Reduction from PARTITION to MAX-CUT

Question

I am trying to prove the NP-Hardness of the MAX-CUT problem. Other sources seem to reduce from the NAE-3SAT problem, however I have been trying to reduce from PARTITION because PARTITION and MAX-CUT are both in Karp's list of 21 NP-Complete problems and this is the reduction that he did [1].

PARTITION: Given ($c_1,c_2,\dots,c_n)\in\mathbb{Z}^n$, does there exist $S\subseteq\{1,2,\dots,n\}$ such that $$\sum_{i\in S}c_i=\sum_{j \not\in S}c_j$$

MAX-CUT: Given a weighted graph $G=(V,E)$ with weight function $w:E\rightarrow\mathbb{Z}$ and a target weight $W\in\mathbb{Z}^+$, does there exists $S\subseteq V$ such that $$\sum_{(u,v)\in E\::\:u\in S,\,v \not\in S}w((u,v))\geq W$$

After spending a lot of time trying to construct a reduction to prove PARTITION $\leq_p$ MAX-CUT myself, I eventually gave up and looked at Karp's paper. The problem I could not manage to solve is how you encode the equality constraint of PARTITION in a MAX-CUT instance which only has one inequality constraint. The reduction that Karp gives (which I would not have been able to come up with) is as follows:

Given a PARTITION instance $(c_1,c_2,\dots,c_n)$, construct a MAX-CUT instance $(G=(V,E),\,w,\,W)$ such that: $$V=\{1,2,\dots,n\}$$ $$E=\{(u,v) \: : \: i,j\in V,\, u\neq v\}$$ $$\forall (u,v) \in E,\,w((u,v))=c_ic_j$$ $$W=\lceil \frac{1}{4} \sum_{i=1}^{n}c_i^2\rceil$$

I am having trouble proving the correctness of this reduction (the paper does not seem to give any justification). I can kind of appreciate the need to be squaring values - is my intuition correct that this is to account for needing to the equality constraint with an inequality constraint?
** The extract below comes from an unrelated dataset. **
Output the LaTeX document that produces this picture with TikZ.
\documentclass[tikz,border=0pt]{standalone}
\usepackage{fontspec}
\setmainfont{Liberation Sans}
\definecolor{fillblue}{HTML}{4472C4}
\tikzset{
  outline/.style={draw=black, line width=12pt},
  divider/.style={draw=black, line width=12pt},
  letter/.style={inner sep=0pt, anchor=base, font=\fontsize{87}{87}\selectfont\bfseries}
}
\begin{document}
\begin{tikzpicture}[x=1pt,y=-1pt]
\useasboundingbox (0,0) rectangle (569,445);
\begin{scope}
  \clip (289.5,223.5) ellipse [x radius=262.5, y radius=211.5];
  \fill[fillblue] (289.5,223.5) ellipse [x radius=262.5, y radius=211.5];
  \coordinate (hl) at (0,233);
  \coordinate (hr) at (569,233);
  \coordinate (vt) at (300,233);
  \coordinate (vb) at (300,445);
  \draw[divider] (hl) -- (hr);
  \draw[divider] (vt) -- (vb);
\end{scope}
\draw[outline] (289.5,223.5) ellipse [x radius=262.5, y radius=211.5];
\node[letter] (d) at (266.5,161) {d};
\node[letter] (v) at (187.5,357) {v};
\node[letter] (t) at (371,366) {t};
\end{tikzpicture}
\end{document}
I have tried using the Cauchy–Schwarz inequality to prove this with no luck. Similarly, I have tried to relate this to the variance/covariance of two partition sets, but I'm not sure if this is helping me understand why this reduction works.

A proof plus any intuition of how one might have arrived at this reduction would be greatly appreciated.
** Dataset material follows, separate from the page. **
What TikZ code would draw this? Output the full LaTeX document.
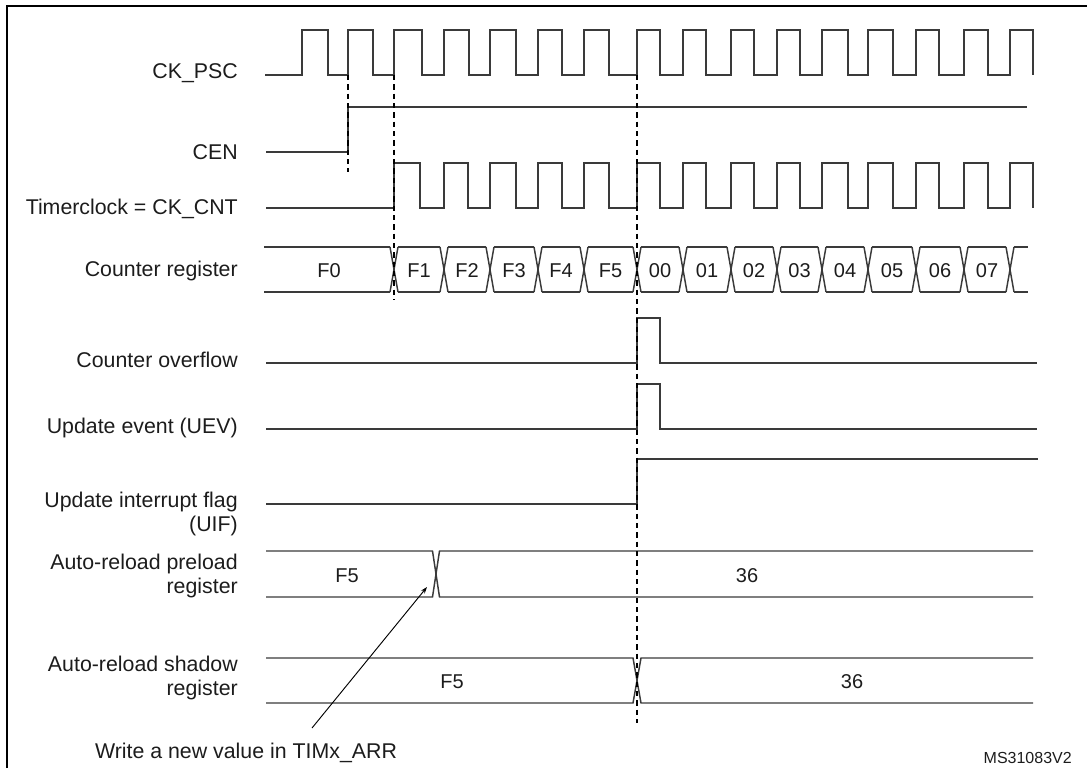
\documentclass[tikz,border=0pt]{standalone}
\usepackage{fontspec}
\setmainfont{Liberation Sans}
\usetikzlibrary{arrows.meta}
\definecolor{sigcol}{HTML}{3A3A3A}
\definecolor{txtcol}{HTML}{1C1C1C}
\begin{document}
\begin{tikzpicture}[x=0.75pt,y=-0.75pt,
  sig/.style={draw=sigcol,line width=1.1pt,line join=miter},
  lab/.style={anchor=base east,inner sep=0pt,text=txtcol,font=\fontsize{16}{19}\selectfont},
  val/.style={anchor=base,inner sep=0pt,text=txtcol,font=\fontsize{15}{18}\selectfont},
  guide/.style={draw=black,line width=0.9pt,dash pattern=on 4pt off 3pt},
  note/.style={draw=black,line width=0.7pt,-{Stealth[length=5pt,width=3.5pt]}}]
\useasboundingbox (0,0) rectangle (1087,768);
% frame
\draw[black,line width=1.9pt] (7,768) -- (7,6) -- (1087,6);
% labels
\node[lab] (lpsc) at (238,78) {CK\_PSC};
\node[lab] (lcen) at (238,159) {CEN};
\node[lab] (lcnt) at (238,214) {Timerclock = CK\_CNT};
\node[lab] (lreg) at (238,276) {Counter register};
\node[lab] (lovf) at (238,367) {Counter overflow};
\node[lab] (luev) at (238,433) {Update event (UEV)};
\node[lab] (luifa) at (238,507) {Update interrupt flag};
\node[lab] (luifb) at (238,531) {(UIF)};
\node[lab] (lprea) at (238,569) {Auto-reload preload};
\node[lab] (lpreb) at (238,593) {register};
\node[lab] (lshaa) at (238,671) {Auto-reload shadow};
\node[lab] (lshab) at (238,695) {register};
% CK_PSC
\draw[sig] (265,75) foreach \r/\f in {302/328,348/373,394/422,444/469,490/516,538/562,584/609,637/660,683/706,731/754,777/800,822/848,868/893,916/939,964/988,1010/1033} { -- (\r,75) -- (\r,30) -- (\f,30) -- (\f,75) };
% CEN
\draw[sig] (266,152) -- (348,152) -- (348,107) -- (1027,107);
% CK_CNT
\draw[sig] (266,208) foreach \r/\f in {394/420,444/468,490/516,538/562,584/609,637/660,683/706,731/754,777/800,822/848,868/893,916/939,964/988,1010/1033} { -- (\r,208) -- (\r,163) -- (\f,163) -- (\f,208) };
% Counter register
\draw[sig] (264,247) -- (390,247) (264,292) -- (390,292);
\foreach \t in {394,444,490,538,584,637,683,731,777,822,868,916,964,1010}
  \draw[sig] (\t-4,247) -- (\t+4,292) (\t-4,292) -- (\t+4,247);
\foreach \a/\b/\v in {394/444/F1,444/490/F2,490/538/F3,538/584/F4,584/637/F5,637/683/00,683/731/01,731/777/02,777/822/03,822/868/04,868/916/05,916/964/06,964/1010/07}
  {\draw[sig] (\a+4,247) -- (\b-4,247) (\a+4,292) -- (\b-4,292);
   \node[val] (c\v) at ({(\a+\b)/2},277) {\v};}
\draw[sig] (1014,247) -- (1028,247) (1014,292) -- (1028,292);
\node[val] (cF0) at (329,277) {F0};
% Counter overflow
\draw[sig] (266,363) -- (637,363) -- (637,318) -- (660,318) -- (660,363) -- (1037,363);
% Update event
\draw[sig] (266,429) -- (637,429) -- (637,384) -- (660,384) -- (660,429) -- (1037,429);
% UIF
\draw[sig] (266,504) -- (637,504) -- (637,459) -- (1038,459);
% Auto-reload preload
\draw[sig] (266,551) -- (432.5,551) -- (439.5,597) -- (1033,597);
\draw[sig] (266,597) -- (432.5,597) -- (439.5,551) -- (1033,551);
\node[val] (pF5) at (347,582) {F5};
\node[val] (p36) at (747,582) {36};
% Auto-reload shadow
\draw[sig] (266,658) -- (633,658) -- (641,703) -- (1033,703);
\draw[sig] (266,703) -- (633,703) -- (641,658) -- (1033,658);
\node[val] (sF5) at (452,688) {F5};
\node[val] (s36) at (852,688) {36};
% guides
\draw[guide] (348,75) -- (348,172);
\draw[guide] (394,75) -- (394,300);
\draw[guide] (637,75) -- (637,723);
% note
\node[anchor=base,inner sep=0pt,text=txtcol,font=\fontsize{16}{19}\selectfont] (wnote) at (246,758) {Write a new value in TIMx\_ARR};
\coordinate (wtail) at (312,728);
\coordinate (whead) at (427,587);
\draw[note] (wtail) -- (whead);
\node[anchor=base east,inner sep=0pt,text=txtcol,font=\fontsize{12}{14}\selectfont] (ms) at (1072,763) {MS31083V2};
\end{tikzpicture}
\end{document}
[1] Richard M. Karp (1972). "Reducibility Among Combinatorial Problems". In R. E. Miller and J. W. Thatcher (editors). Complexity of Computer Computations. New York: Plenum. pp. 85–103. (pdf)

Answer 1

Since the graph is complete, any set $S$ will induce a cut of weight

$$\sum_{i\in S, j\notin S} c_ic_j ~~=~~ \sum_{i\in S} c_i \cdot \sum_{j\notin S} c_j.$$

Denote the two sums in the latter formula by $A$ and $B$. The problem of finding a maximal cut then means maximizing $A\cdot B$, while $A+B$ is fixed. It is well-known that the maximum of this product is achieved for $A=B$. In this case the product becomes $\left(\frac 12 \sum_{i=1}^n c_i\right)\cdot \left(\frac 12 \sum_{i=1}^n c_i\right) = \frac 14 \left(\sum_{i=1}^n c_i\right)^2$. So $W$ should not be a quarter of the sum of squares, but a quarter of the square of the sum.

So the reason you could not prove the correctness of the reduction is, that the reduction as given is not correct. (And I'm somewhat embarrassed that I only noticed this after your followup question in the comment.)